[EXERCISE TASK] Only the lines from the start of the data below through the line that contains "(0,0) rectangle (534,411);" are to be copied, exactly and without pictures.

[INFORMATION SHOWN]
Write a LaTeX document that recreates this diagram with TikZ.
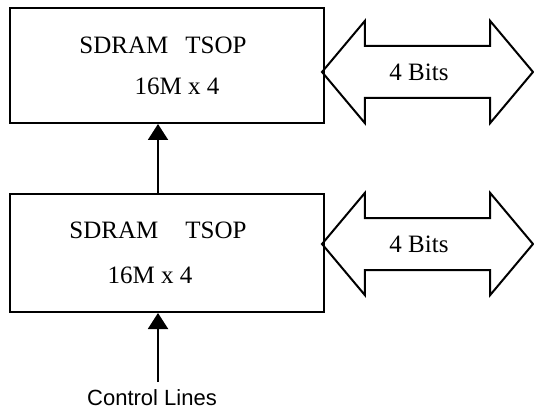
\documentclass[tikz,border=0pt]{standalone}
\usepackage{fontspec}
\setmainfont{Liberation Serif}
\setsansfont{Liberation Sans}
\usepackage{xcolor}
\usepackage{tikz}
\usetikzlibrary{shapes.arrows, arrows.meta, positioning, calc}
\definecolor{linecolor}{RGB}{0,0,0}

\begin{document}
\begin{tikzpicture}[
    x=0.5pt, y=-0.5pt,
    chip/.style={draw=linecolor, line width=1pt, minimum width=157pt, align=center, inner sep=0pt, font=\fontsize{12.5}{15}\selectfont},
    bus/.style={draw=linecolor, line width=1pt, shape=double arrow, double arrow head extend=12.5pt, double arrow tip angle=100, minimum height=105.5pt, inner xsep=0pt, inner ysep=8.2pt, text height=8.6pt, text depth=0pt, font=\fontsize{12.5}{15}\selectfont},
    ctrlarrow/.style={draw=linecolor, line width=1pt, -{Triangle[width=10pt, length=8pt]}}
]
    \useasboundingbox (0,0) rectangle (534,411);

    % memory chips
    \node[chip, minimum height=57.5pt] (chiptop) at (167,65.5)
        {SDRAM\hspace{8.5pt}TSOP\hspace*{4pt}\\[5.5pt]\hspace*{10pt}16M x 4};
    \node[chip, minimum height=59pt] (chipbot) at (167,253)
        {SDRAM\hspace{13.5pt}TSOP\hspace*{9pt}\\[7.5pt]16M x 4\hspace*{17pt}};

    % data buses
    \node[bus] (bustop) at (427.5,72) {4 Bits\hspace*{8.5pt}};
    \node[bus] (busbot) at (427.5,244) {4 Bits\hspace*{8.5pt}};

    % control
    \node[font=\sffamily\fontsize{11}{13}\selectfont, inner sep=4pt] (ctrl) at (152,398) {Control Lines};
    \coordinate (feed) at (158,382);
    \draw[ctrlarrow] (feed) -- (feed |- chipbot.south);
    \draw[ctrlarrow] (chipbot.north -| feed) -- (chiptop.south -| feed);
\end{tikzpicture}
\end{document}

[FINISHED ANSWER]
Write a LaTeX document that recreates this diagram with TikZ.
\documentclass[tikz,border=0pt]{standalone}
\usepackage{fontspec}
\setmainfont{Liberation Serif}
\setsansfont{Liberation Sans}
\usepackage{xcolor}
\usepackage{tikz}
\usetikzlibrary{shapes.arrows, arrows.meta, positioning, calc}
\definecolor{linecolor}{RGB}{0,0,0}

\begin{document}
\begin{tikzpicture}[
    x=0.5pt, y=-0.5pt,
    chip/.style={draw=linecolor, line width=1pt, minimum width=157pt, align=center, inner sep=0pt, font=\fontsize{12.5}{15}\selectfont},
    bus/.style={draw=linecolor, line width=1pt, shape=double arrow, double arrow head extend=12.5pt, double arrow tip angle=100, minimum height=105.5pt, inner xsep=0pt, inner ysep=8.2pt, text height=8.6pt, text depth=0pt, font=\fontsize{12.5}{15}\selectfont},
    ctrlarrow/.style={draw=linecolor, line width=1pt, -{Triangle[width=10pt, length=8pt]}}
]
    \useasboundingbox (0,0) rectangle (534,411);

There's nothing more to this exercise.